**Given material:**
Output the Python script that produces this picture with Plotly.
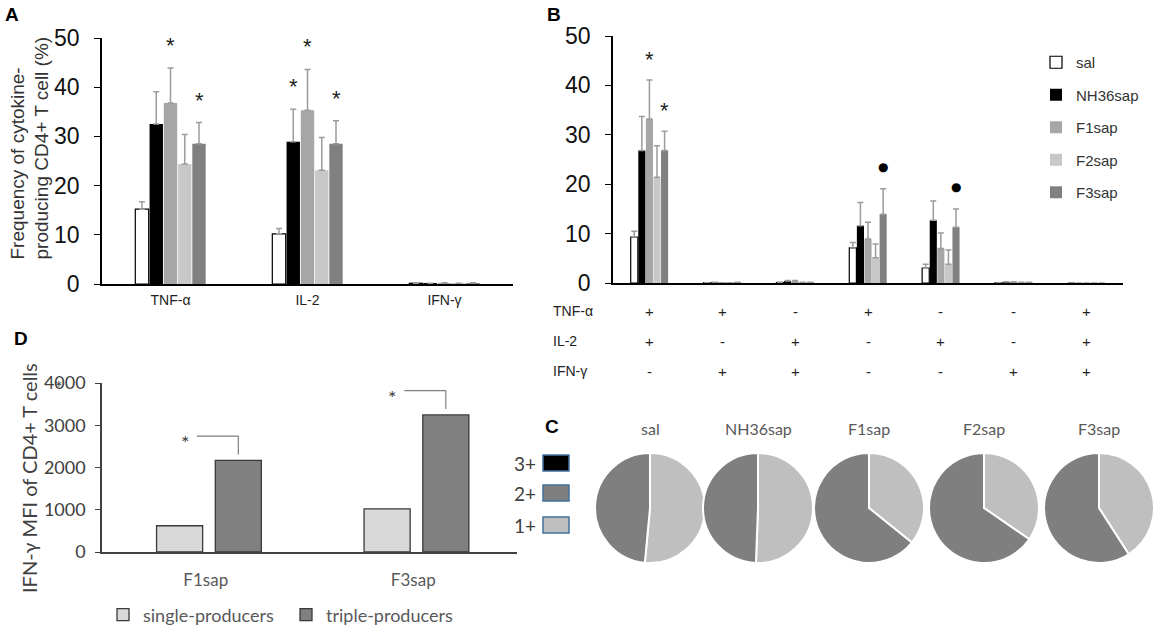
import plotly.graph_objects as go

W, H = 1158, 629

groups = ["sal", "NH36sap", "F1sap", "F2sap", "F3sap"]
group_colors = ["#ffffff", "#000000", "#a6a6a6", "#c8c8c8", "#808080"]

# panel A: frequency of cytokine-producing CD4+ T cells (%)
a_cats = ["TNF-α", "IL-2", "IFN-γ"]
a_sal = [15.2, 10.2, 0.15]
a_nh36 = [32.5, 28.9, 0.1]
a_f1 = [36.8, 35.3, 0.2]
a_f2 = [24.4, 23.1, 0.1]
a_f3 = [28.5, 28.5, 0.2]
a_sal_err = [1.5, 1.1, 0.05]
a_nh36_err = [6.6, 6.6, 0.05]
a_f1_err = [7.1, 8.3, 0.05]
a_f2_err = [6.0, 6.7, 0.05]
a_f3_err = [4.3, 4.7, 0.05]
a_stars = [(0, 2), (0, 4), (1, 1), (1, 2), (1, 4)]   # (category, group)

# panel B: cytokine combinations
tnf_signs = ["+", "+", "-", "+", "-", "-", "+"]
il2_signs = ["+", "-", "+", "-", "+", "-", "+"]
ifng_signs = ["-", "+", "+", "-", "-", "+", "+"]
b_sal = [9.3, 0.05, 0.1, 7.1, 3.0, 0.05, 0]
b_nh36 = [26.8, 0.1, 0.4, 11.6, 12.7, 0.2, 0]
b_f1 = [33.2, 0.05, 0.2, 8.9, 7.0, 0.2, 0]
b_f2 = [21.4, 0.05, 0.1, 5.1, 3.8, 0.1, 0]
b_f3 = [26.8, 0.1, 0.1, 13.9, 11.3, 0.1, 0]
b_sal_err = [1.2, 0.02, 0.05, 1.1, 0.8, 0.02, 0]
b_nh36_err = [6.9, 0.05, 0.1, 4.7, 3.9, 0.05, 0]
b_f1_err = [7.9, 0.02, 0.3, 3.4, 3.1, 0.05, 0]
b_f2_err = [6.4, 0.02, 0.05, 2.8, 2.9, 0.05, 0]
b_f3_err = [3.9, 0.05, 0.05, 5.2, 3.7, 0.05, 0]
b_stars = [(0, 2), (0, 4)]
b_dots = [(3, 4), (4, 4)]

# panel C: share of 1+, 2+, 3+ producers (%)
pie_labels = ["1+", "2+", "3+"]
pie_colors = ["#bfbfbf", "#7f7f7f", "#000000"]
c_one = [51.5, 50.6, 35.8, 34.6, 40.9]
c_two = [48.5, 49.4, 64.2, 65.4, 59.1]
c_three = [0, 0, 0, 0, 0]

# panel D: IFN-γ MFI
d_cats = ["F1sap", "F3sap"]
d_single = [621, 1022]
d_triple = [2169, 3245]

ARIAL = "Liberation Sans, Arial, sans-serif"
CAL = "Lato, Open Sans, sans-serif"

BARGAP, GROUPGAP = 0.48, 0.06


def px(x):
    return x / W


def py(y):
    return 1 - y / H


def bar_center(cat, s, n=5):
    w = 1 - BARGAP
    return cat - w / 2 + (s + 0.5) * w / n


def note(x, y, text, font, xref="paper", yref="paper", **kw):
    d = dict(x=x, y=y, xref=xref, yref=yref, text=text, showarrow=False,
             xanchor="center", yanchor="middle", font=font)
    d.update(kw)
    return d


a_vals = [a_sal, a_nh36, a_f1, a_f2, a_f3]
a_errs = [a_sal_err, a_nh36_err, a_f1_err, a_f2_err, a_f3_err]
b_vals = [b_sal, b_nh36, b_f1, b_f2, b_f3]
b_errs = [b_sal_err, b_nh36_err, b_f1_err, b_f2_err, b_f3_err]
b_cats = [t + i + g for t, i, g in zip(tnf_signs, il2_signs, ifng_signs)]

fig = go.Figure()

for i, name in enumerate(groups):
    line = dict(color="black", width=1.2 if i == 0 else 0)
    err_a = dict(type="data", symmetric=False, array=a_errs[i], arrayminus=[0] * len(a_cats),
                 color="#9c9c9c", thickness=1.5, width=3)
    fig.add_trace(go.Bar(x=a_cats, y=a_vals[i], name=name, marker=dict(color=group_colors[i], line=line),
                         error_y=err_a, xaxis="x", yaxis="y", showlegend=False, hoverinfo="skip"))
    err_b = dict(type="data", symmetric=False, array=b_errs[i], arrayminus=[0] * len(b_cats),
                 color="#9c9c9c", thickness=1.5, width=3)
    fig.add_trace(go.Bar(x=b_cats, y=b_vals[i], name=name, marker=dict(color=group_colors[i], line=line),
                         error_y=err_b, xaxis="x2", yaxis="y2", legendgroup=name, legend="legend"))

# panel D bars
fig.add_trace(go.Bar(x=d_cats, y=d_single, name="single-producers", width=0.222, offset=-0.237,
                     marker=dict(color="#d9d9d9", line=dict(color="#3a3a3a", width=1.3)),
                     xaxis="x3", yaxis="y3", legend="legend2"))
fig.add_trace(go.Bar(x=d_cats, y=d_triple, name="triple-producers", width=0.222, offset=0.046,
                     marker=dict(color="#808080", line=dict(color="#3a3a3a", width=1.3)),
                     xaxis="x3", yaxis="y3", legend="legend2"))

# panel C pies
pie_cx = [650, 758, 869, 984, 1099]
for k, name in enumerate(groups):
    cx = pie_cx[k]
    fig.add_trace(go.Pie(labels=pie_labels, values=[c_one[k], c_two[k], c_three[k]],
                         marker=dict(colors=pie_colors, line=dict(color="white", width=2)),
                         sort=False, direction="clockwise", rotation=0, textinfo="none",
                         hoverinfo="skip", showlegend=False,
                         domain=dict(x=[px(cx - 55), px(cx + 55)], y=[py(563), py(453)])))

ann = []
shapes = []

# significance marks
for c, s in a_stars:
    top = a_vals[s][c] + a_errs[s][c]
    ann.append(note(bar_center(c, s), top, "*", dict(family=ARIAL, size=22, color="#222"),
                    xref="x", yref="y", yanchor="bottom", yshift=8))
for c, s in b_stars:
    top = b_vals[s][c] + b_errs[s][c]
    ann.append(note(bar_center(c, s), top, "*", dict(family=ARIAL, size=22, color="#222"),
                    xref="x2", yref="y2", yanchor="bottom", yshift=6))
for c, s in b_dots:
    top = b_vals[s][c] + b_errs[s][c]
    ann.append(note(bar_center(c, s), top, "●", dict(family="DejaVu Sans", size=12, color="black"),
                    xref="x2", yref="y2", yshift=22))

# panel B combination table
rows = [("TNF-α", tnf_signs, 311), ("IL-2", il2_signs, 341), ("IFN-γ", ifng_signs, 371)]
for label, signs, yy in rows:
    ann.append(note(px(551), py(yy), label, dict(family=ARIAL, size=14, color="#222"), xanchor="left"))
    for j, sg in enumerate(signs):
        ann.append(note(j, py(yy), sg, dict(family=ARIAL, size=15, color="#222"), xref="x2"))

# panel D brackets
for c, v in enumerate(d_triple):
    xc = c + 0.046 + 0.111
    shapes.append(dict(type="line", xref="x3", yref="y3", x0=c - 0.043, x1=xc, y0=v + 575, y1=v + 575,
                       line=dict(color="#7f7f7f", width=1.2)))
    shapes.append(dict(type="line", xref="x3", yref="y3", x0=xc, x1=xc, y0=v + 575, y1=v + 140,
                       line=dict(color="#7f7f7f", width=1.2)))
    ann.append(note(c - 0.1, v + 575, "*", dict(family=CAL, size=20, color="#404040"),
                    xref="x3", yref="y3", yshift=-6))
ann.append(note(px(59), py(383), "*", dict(family=CAL, size=18, color="#404040"), yshift=-4))

# panel C titles and legend swatches
for k, name in enumerate(groups):
    ann.append(note(px(pie_cx[k]), py(428), name, dict(family=CAL, size=16, color="#595959")))
for lab, col, yy in zip(["3+", "2+", "1+"], ["#000000", "#7f7f7f", "#bfbfbf"], [463, 493, 525]):
    shapes.append(dict(type="rect", xref="paper", yref="paper", x0=px(543), x1=px(569),
                       y0=py(yy + 8), y1=py(yy - 8), fillcolor=col, line=dict(color="#41719c", width=1.5)))
    ann.append(note(px(538), py(yy), lab, dict(family=CAL, size=19, color="#404040"), xanchor="right"))

# axis titles
ann.append(note(px(29), py(262), "Frequency of cytokine-<br>producing CD4+ T cell (%)",
                dict(family=ARIAL, size=19, color="#333"), textangle=-90, align="left", yanchor="bottom"))
ann.append(note(px(29), py(478), "IFN-γ MFI of CD4+ T cells",
                dict(family=CAL, size=20, color="#404040"), textangle=-90))

# panel letters
for letter, xx, yy in [("A", 3, 14), ("B", 545, 14), ("D", 12, 338), ("C", 543, 426)]:
    ann.append(note(px(xx), py(yy), "<b>%s</b>" % letter, dict(family=ARIAL, size=19, color="black"),
                    xanchor="left"))

y_common = dict(range=[0, 50], dtick=10, showline=True, linecolor="black", linewidth=1.5, ticks="outside",
                ticklen=6, tickwidth=1.2, tickcolor="black", showgrid=False, zeroline=False,
                tickfont=dict(family=ARIAL, size=23, color="#111"), ticklabelstandoff=10)

fig.update_layout(
    width=W, height=H,
    margin=dict(l=0, r=0, t=0, b=0, autoexpand=False),
    paper_bgcolor="white", plot_bgcolor="white",
    barmode="group", bargap=BARGAP, bargroupgap=GROUPGAP,
    xaxis=dict(domain=[px(102), px(513)], anchor="y", showline=True, linecolor="black", linewidth=2,
               ticks="", showgrid=False, zeroline=False, ticklabelstandoff=2,
               tickfont=dict(family=ARIAL, size=14, color="#222")),
    yaxis=dict(domain=[py(284), py(38)], anchor="x", **y_common),
    xaxis2=dict(domain=[px(613), px(1123)], anchor="y2", showline=True, linecolor="black", linewidth=2,
                ticks="", showgrid=False, zeroline=False, showticklabels=False),
    yaxis2=dict(domain=[py(283), py(36)], anchor="x2", **y_common),
    xaxis3=dict(domain=[px(102), px(517)], anchor="y3", showline=True, linecolor="#404040", linewidth=1.5,
                ticks="", showgrid=False, zeroline=False, ticklabelstandoff=12,
                tickfont=dict(family=CAL, size=17, color="#595959")),
    yaxis3=dict(domain=[py(552), py(383)], anchor="x3", range=[0, 4000], dtick=1000, showline=True,
                linecolor="#404040", linewidth=1.5, ticks="outside", ticklen=5, tickcolor="#404040",
                showgrid=False, zeroline=False, ticklabelstandoff=6,
                tickfont=dict(family=CAL, size=18, color="#404040")),
    legend=dict(x=px(1036), y=py(46), xanchor="left", yanchor="top", bgcolor="rgba(0,0,0,0)",
                tracegroupgap=10, itemwidth=30, font=dict(family=ARIAL, size=15, color="#333")),
    legend2=dict(orientation="h", x=px(103), y=py(615), xanchor="left", yanchor="middle",
                 entrywidth=138, entrywidthmode="pixels",
                 bgcolor="rgba(0,0,0,0)", itemwidth=30, font=dict(family=CAL, size=18, color="#595959")),
    annotations=ann,
    shapes=shapes,
)

fig.write_html("out.html", config={"displayModeBar": False},
               post_script="document.body.style.margin='0';")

**Job:** Restate, line by line and word for word, everything from the top of the material through the line that contains "b_dots = [(3, 4), (4, 4)]". Leave pictures out.

**Result of the exercise:**
Output the Python script that produces this picture with Plotly.
import plotly.graph_objects as go

W, H = 1158, 629

groups = ["sal", "NH36sap", "F1sap", "F2sap", "F3sap"]
group_colors = ["#ffffff", "#000000", "#a6a6a6", "#c8c8c8", "#808080"]

# panel A: frequency of cytokine-producing CD4+ T cells (%)
a_cats = ["TNF-α", "IL-2", "IFN-γ"]
a_sal = [15.2, 10.2, 0.15]
a_nh36 = [32.5, 28.9, 0.1]
a_f1 = [36.8, 35.3, 0.2]
a_f2 = [24.4, 23.1, 0.1]
a_f3 = [28.5, 28.5, 0.2]
a_sal_err = [1.5, 1.1, 0.05]
a_nh36_err = [6.6, 6.6, 0.05]
a_f1_err = [7.1, 8.3, 0.05]
a_f2_err = [6.0, 6.7, 0.05]
a_f3_err = [4.3, 4.7, 0.05]
a_stars = [(0, 2), (0, 4), (1, 1), (1, 2), (1, 4)]   # (category, group)

# panel B: cytokine combinations
tnf_signs = ["+", "+", "-", "+", "-", "-", "+"]
il2_signs = ["+", "-", "+", "-", "+", "-", "+"]
ifng_signs = ["-", "+", "+", "-", "-", "+", "+"]
b_sal = [9.3, 0.05, 0.1, 7.1, 3.0, 0.05, 0]
b_nh36 = [26.8, 0.1, 0.4, 11.6, 12.7, 0.2, 0]
b_f1 = [33.2, 0.05, 0.2, 8.9, 7.0, 0.2, 0]
b_f2 = [21.4, 0.05, 0.1, 5.1, 3.8, 0.1, 0]
b_f3 = [26.8, 0.1, 0.1, 13.9, 11.3, 0.1, 0]
b_sal_err = [1.2, 0.02, 0.05, 1.1, 0.8, 0.02, 0]
b_nh36_err = [6.9, 0.05, 0.1, 4.7, 3.9, 0.05, 0]
b_f1_err = [7.9, 0.02, 0.3, 3.4, 3.1, 0.05, 0]
b_f2_err = [6.4, 0.02, 0.05, 2.8, 2.9, 0.05, 0]
b_f3_err = [3.9, 0.05, 0.05, 5.2, 3.7, 0.05, 0]
b_stars = [(0, 2), (0, 4)]
b_dots = [(3, 4), (4, 4)]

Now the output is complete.